ALEVİ İFTARI

ABONE OL
18:19 - 01/10/2020 18:19
0

BEĞENDİM

ABONE OL
Kaplan
Best

ALEVİ İFTARI

Alevi iftarındaydık. Büyükelçiliğin davetlisi olarak gittik iftara. Kançılaryadaydık. Az sayıda insan davet edilmiş. Herkesin oturacağı masa belli. Bizim masada bir askeri ataşe, bir işadamı ve hanımı, iki ilahiyatçı ve Sefir çocuğu vardı. Program da bu sefer, geçen programdaki gibi unutmalar ve aksaklıklar olmadı. Sefir Hüseyin Avni Karslıoğlu’nun konuşmasıyla program başladı. Sonra bir alevi dedesi iftar duası yaptı. Uzunca bir dua.
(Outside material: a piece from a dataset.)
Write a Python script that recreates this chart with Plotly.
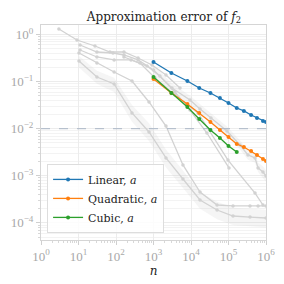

Diğer bir dedenin okuduğu kasideden hemen sonra yemeğe geçildi. Sonra Kur’an okundu, Türkçe meali de verildi. İlahilerden sonra, dua ile program sonlandırılmış oldu. Programda Alevi- Sünni dayanışması göze çarpıyordu. Anlamlı bir gelişme. Keşke bu gelişmeler sadece iftar sofralarında değil de diğer günlerde de olsa. Acılar dinse.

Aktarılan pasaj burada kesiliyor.